In other words, if upholding freedom is to be considered as a first answer to the existential crisis that man faces, then it should be remembered what Sartre said about Existentialism: the working out of special conditions by which then the theories of Marx could be implemented. But while discussions about the relationship between Existentialism and Marxism has faded out since 1989 and the collapse of the former Soviet Union, the existential crisis in a global situation has shifted attention even more so to what Sartre had in mind when writing extensively about his understanding of a ‘critique of practical reasoning’. That philosophical work of Sartre has yet to be understood and applied to a world faced by the challenge of globalization.
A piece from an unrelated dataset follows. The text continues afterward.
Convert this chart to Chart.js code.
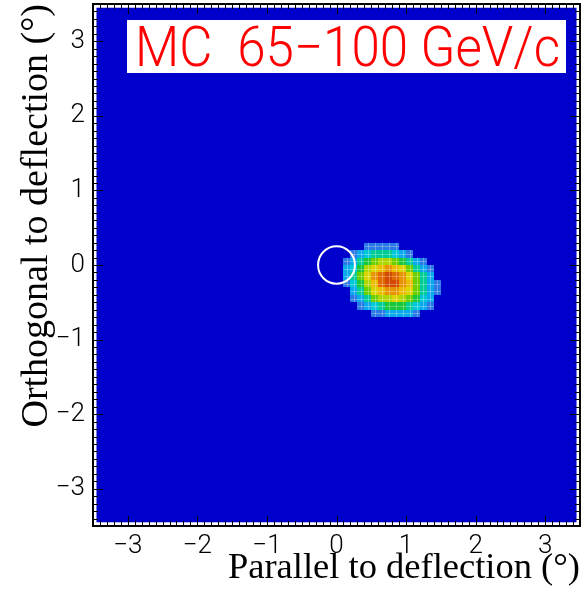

[1] Nietzsche had been misused by Wagner who preferred him to remain an academic since praise of his type of music by a professor would carry more weight. Nietzsche spoiled his academic reputation by becoming extreme anti-Semitic. It is said again due to the influence of Wagner.
[2] Ronald Aronson, “The Explosion” in: Camus and Sartre, Chicago Press, 2004, p. 153
[3] Such freedom makes a God also not necessary, or it explains the atheism of Sartre whereby the definition of Atheism by Ernst Bloch should be kept in mind: a belief in God but outside any kind of institutional framework.